To opponents, also, an implicit message is given: that although the clarity of subject-matter present in the claims on grant cannot be the subject of a formal objection under Article 84 EPC, if a claim feature is indeed so vague that it cannot reasonably be determined whether or not it is disclosed in the prior art, an effective argument can be made that the feature provides no substantive limitation on the claim and hence should be interpreted so broadly as to render the feature irrelevant in assessing novelty or inventive step.
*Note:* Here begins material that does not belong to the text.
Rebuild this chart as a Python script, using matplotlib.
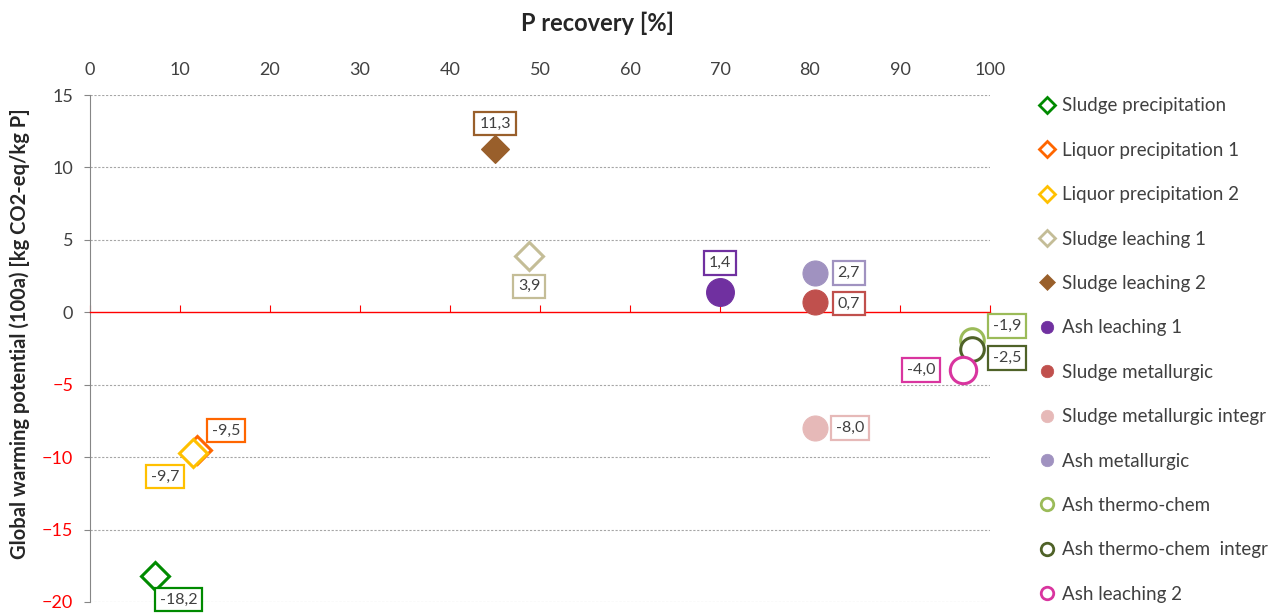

Hence, where a clarity objection might formerly have been brought, opponents are reminded of an alternative tactic which has now received clear judicial approval.

This Decision will likely have a relatively significant effect on how many practitioners choose to prosecute and oppose patents before the EPO. However, in our view the balance between proprietor and opponent has not significantly shifted by reason of this Decision, since the Boards of Appeal, and by extension the Opposition Divisions who follow their guidance, will likely now scrutinise the scope of features which might formerly have been called unclear with increased care when considering other grounds of opposition expressly permitted by the EPC. The Decision might also serve to remind the examiners of the EPO that it is their duty to check all claims for clarity, not only the independent claims.